The iconic John Travolta role Henry Winkler regrets turning down: “I was dumb”

Say what you will about his acting talents or his ability to read a teleprompter at the Oscars, John Travolta has embodied some of cinema’s most memorable characters over the past five decades.

With that signature dark quiff and chin dimple to rival Cary Grant, his face has adorned the walls of many a film fan, be they swooning teenage girls in the late 1970s or hardcore Tarantino bros in the early 2000s. Heck, it’s possible that someone out there was even willing to put money down on some Battlefield Earth merch, though that would hopefully have been out of irony rather than genuine enthusiasm.

There are plenty of actors who would throw all pride to the wind to have a career like Travolta’s, but one of them missed the boat early. Henry Winkler, TV’s one-hit wonder-turned character actor, had the opportunity to be Travolta before there was Travolta. This was in the ’70s, when the young Mr Winkler was setting hearts aflutter with his sideburns and leather jacket in Happy Days, and he wasn’t too keen on repeating himself.

In his memoir, the actor remembered being offered the role of Danny Zuko in Grease, only to turn it down out of the fear of being typecast. “I was dumb,” he told People, “I spent so much energy, so much time, I spent so many sleepless nights thinking, ‘how do I not get typecast?’” 

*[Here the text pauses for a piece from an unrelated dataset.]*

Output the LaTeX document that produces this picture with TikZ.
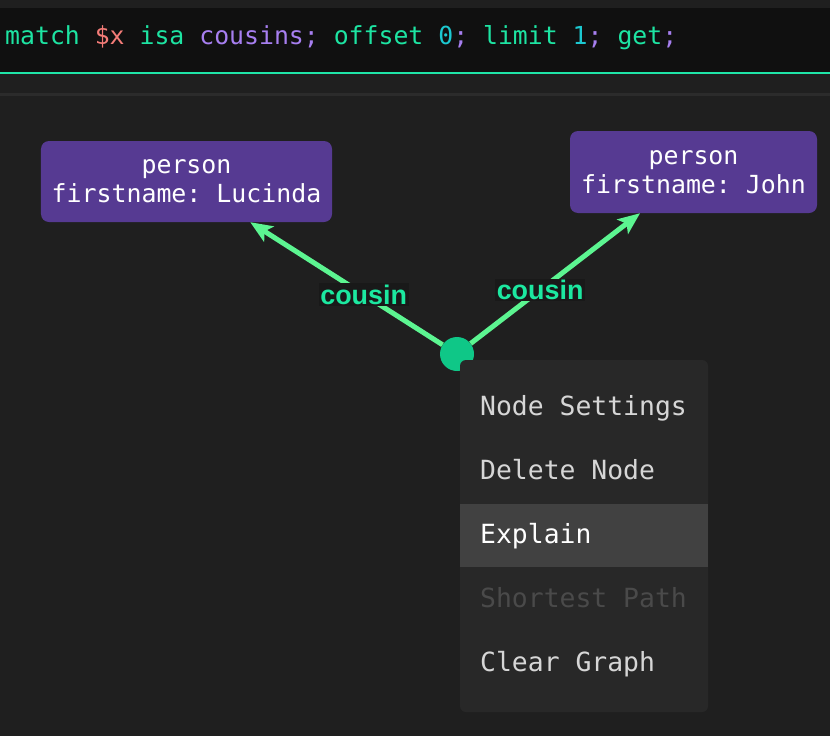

Typecasting is practically inevitable when you play one of the most popular characters on one of America’s most popular sitcoms for a full decade, and it’s safe to say that Winkler has never fully stepped outside the Fonz’s shadow. Still, you can see why, after playing an outgoing Italian-American with decade-specific hair and wardrobe, he might shy away from playing into the hands of the exact stereotype, and even Travolta could have had the same qualms.

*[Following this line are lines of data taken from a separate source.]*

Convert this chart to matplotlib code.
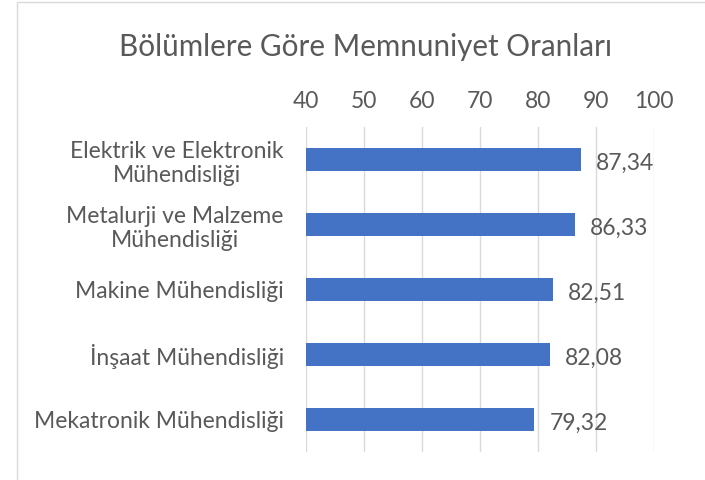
import matplotlib.pyplot as plt
from matplotlib.patches import Rectangle

# veriler
bolumler = [
    "Elektrik ve Elektronik\nMühendisliği",
    "Metalurji ve Malzeme\nMühendisliği",
    "Makine Mühendisliği",
    "İnşaat Mühendisliği",
    "Mekatronik Mühendisliği",
]
oranlar = [87.34, 86.33, 82.51, 82.08, 79.32]
x_ticks = [40, 50, 60, 70, 80, 90, 100]

gri = "#595959"
mavi = "#4472C4"
fs = 16.5

plt.rcParams["font.family"] = ["Lato", "DejaVu Sans"]

fig = plt.figure(figsize=(7.05, 4.8), dpi=100)
ax = fig.add_axes([0.434, 0.058, 0.494, 0.677])

y = list(range(len(bolumler)))
ax.barh(y, oranlar, height=0.36, left=0, color=mavi, zorder=3)
ax.set_xlim(40, 100)
ax.set_ylim(len(bolumler) - 0.5, -0.5)
ax.set_xticks(x_ticks)
ax.set_yticks(y)
ax.set_yticklabels(bolumler)
ax.xaxis.tick_top()
ax.tick_params(axis="x", length=0, pad=11, labelsize=fs, colors=gri)
ax.tick_params(axis="y", length=0, pad=16, labelsize=fs, colors=gri)
for lbl in ax.get_yticklabels():
    lbl.set_multialignment("center")
    lbl.set_linespacing(1.2)
ax.grid(axis="x", color="#D9D9D9", linewidth=1, zorder=0)
for s in ax.spines.values():
    s.set_visible(False)

# değer etiketleri (virgüllü)
for yi, v in zip(y, oranlar):
    ax.text(v + 2.6, yi + 0.06, f"{v:.2f}".replace(".", ","), va="center",
            ha="left", fontsize=fs, color=gri)

fig.text(0.518, 0.902, "Bölümlere Göre Memnuniyet Oranları", ha="center",
         va="center", fontsize=21.3, color=gri)

# grafik çerçevesi
fig.patches.append(Rectangle((0.024, -0.1), 1.2, 1.096, transform=fig.transFigure,
                             fill=False, edgecolor="#D9D9D9", linewidth=1))

fig.savefig("out.png", dpi=100)
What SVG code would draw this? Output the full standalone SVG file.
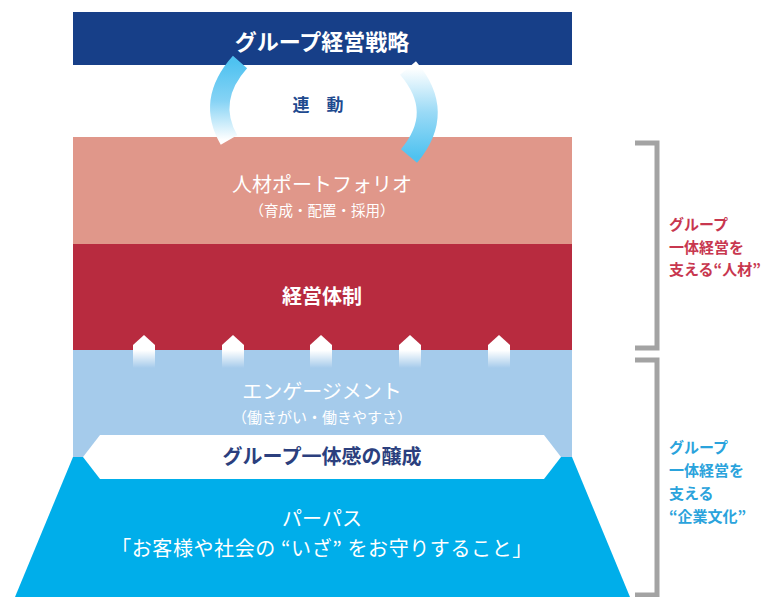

He had just broken through as a young star to watch with the 1977 disco hit, Saturday Night Fever, in which he played a hot-headed Italian-American with above-average hip mobility. At just 23, he might have had some fears about cementing his persona by jumping into a similar role immediately afterwards, but he took the plunge. Fans of Hollywood musicals are no doubt still thrilled that he did, as Danny Zuko was nothing short of electrifying, glinting and gliding his way through dance numbers like no high school student ever has. 

It launched his career, and he went on to play a range of leading characters, from swapping bodies with Nicolas Cage in Face/Off to attaining telekinetic powers after getting punched by an intergalactic beam of light in Phenomenon, with casting directors allowing him to do it all for decades, no questions asked.

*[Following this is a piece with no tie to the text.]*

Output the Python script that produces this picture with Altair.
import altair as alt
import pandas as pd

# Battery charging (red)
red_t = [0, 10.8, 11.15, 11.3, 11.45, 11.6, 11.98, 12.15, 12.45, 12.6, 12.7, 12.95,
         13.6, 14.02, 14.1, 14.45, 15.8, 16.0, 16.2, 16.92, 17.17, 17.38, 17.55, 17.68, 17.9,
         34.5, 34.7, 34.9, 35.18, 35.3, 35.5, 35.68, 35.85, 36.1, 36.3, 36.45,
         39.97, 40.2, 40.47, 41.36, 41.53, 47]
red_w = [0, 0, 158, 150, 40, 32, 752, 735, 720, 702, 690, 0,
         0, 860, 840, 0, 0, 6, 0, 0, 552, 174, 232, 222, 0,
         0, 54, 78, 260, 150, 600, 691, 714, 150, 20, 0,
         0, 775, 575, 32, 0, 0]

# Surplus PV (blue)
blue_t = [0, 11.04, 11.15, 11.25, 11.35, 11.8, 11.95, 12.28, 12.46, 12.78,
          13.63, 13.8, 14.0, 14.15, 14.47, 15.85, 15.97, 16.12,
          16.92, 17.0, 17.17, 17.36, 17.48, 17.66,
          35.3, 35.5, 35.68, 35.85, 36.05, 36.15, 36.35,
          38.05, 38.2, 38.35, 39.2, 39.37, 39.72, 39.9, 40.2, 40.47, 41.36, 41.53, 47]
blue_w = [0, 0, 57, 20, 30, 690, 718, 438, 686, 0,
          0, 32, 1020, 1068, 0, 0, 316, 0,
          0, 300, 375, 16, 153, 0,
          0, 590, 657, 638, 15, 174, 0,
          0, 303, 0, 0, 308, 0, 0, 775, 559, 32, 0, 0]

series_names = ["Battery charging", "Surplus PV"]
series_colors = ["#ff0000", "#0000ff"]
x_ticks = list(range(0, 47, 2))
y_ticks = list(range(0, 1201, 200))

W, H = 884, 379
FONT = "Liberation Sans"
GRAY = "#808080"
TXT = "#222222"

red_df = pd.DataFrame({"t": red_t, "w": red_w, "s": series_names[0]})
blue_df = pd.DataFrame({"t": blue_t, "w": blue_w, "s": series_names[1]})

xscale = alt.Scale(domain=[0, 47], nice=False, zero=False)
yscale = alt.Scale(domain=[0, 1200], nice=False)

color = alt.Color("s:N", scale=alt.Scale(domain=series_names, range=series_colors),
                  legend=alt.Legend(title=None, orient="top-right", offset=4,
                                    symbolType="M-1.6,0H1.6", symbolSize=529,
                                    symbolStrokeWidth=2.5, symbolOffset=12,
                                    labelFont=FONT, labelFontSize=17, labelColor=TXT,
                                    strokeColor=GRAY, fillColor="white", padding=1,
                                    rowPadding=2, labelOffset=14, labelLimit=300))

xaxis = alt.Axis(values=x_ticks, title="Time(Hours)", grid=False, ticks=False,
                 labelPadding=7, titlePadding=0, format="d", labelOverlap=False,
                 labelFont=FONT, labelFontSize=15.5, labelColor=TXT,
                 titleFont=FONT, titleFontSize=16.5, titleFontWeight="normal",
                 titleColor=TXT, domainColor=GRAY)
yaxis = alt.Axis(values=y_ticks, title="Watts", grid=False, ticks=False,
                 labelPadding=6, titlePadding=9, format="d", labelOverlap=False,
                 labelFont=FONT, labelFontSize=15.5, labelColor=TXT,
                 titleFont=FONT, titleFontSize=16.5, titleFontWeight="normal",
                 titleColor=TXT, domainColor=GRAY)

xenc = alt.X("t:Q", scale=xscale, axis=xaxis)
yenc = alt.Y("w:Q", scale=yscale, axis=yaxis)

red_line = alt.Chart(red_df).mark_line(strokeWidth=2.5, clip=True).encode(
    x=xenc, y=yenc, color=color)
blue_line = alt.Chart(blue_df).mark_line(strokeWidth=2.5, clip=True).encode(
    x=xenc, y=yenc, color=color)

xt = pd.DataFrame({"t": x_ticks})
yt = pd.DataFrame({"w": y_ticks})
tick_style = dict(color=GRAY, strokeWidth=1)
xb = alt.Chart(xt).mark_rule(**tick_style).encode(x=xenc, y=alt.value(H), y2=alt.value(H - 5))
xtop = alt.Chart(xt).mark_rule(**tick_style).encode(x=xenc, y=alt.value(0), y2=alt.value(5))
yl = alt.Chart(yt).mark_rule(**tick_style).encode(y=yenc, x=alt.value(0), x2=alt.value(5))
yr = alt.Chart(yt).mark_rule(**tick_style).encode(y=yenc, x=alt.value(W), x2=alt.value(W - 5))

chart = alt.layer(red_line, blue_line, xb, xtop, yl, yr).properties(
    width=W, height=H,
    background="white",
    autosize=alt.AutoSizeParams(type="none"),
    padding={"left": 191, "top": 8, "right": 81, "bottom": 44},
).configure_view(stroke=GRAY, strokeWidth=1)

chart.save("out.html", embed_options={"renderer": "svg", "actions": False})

On the other side of the equation, Winkler has had to fight to become anything other than ‘the Fonz’ in the eyes of his audience, and it ultimately required him to settle for character acting rather than attain leading man status. After the end of Happy Days in 1984, he was relegated to TV movies and minor roles in TV shows for well into the late ’90s.

Eventually, though, he found his feet playing scene-stealing supporting roles in shows like Arrested Development, Parks and Recreation, and Barry, even managing to crack the movie code by landing roles in everything from The Waterboy to The French Dispatch. He might never have been a movie star, but he has proven that he is more than a stereotype to be boxed in.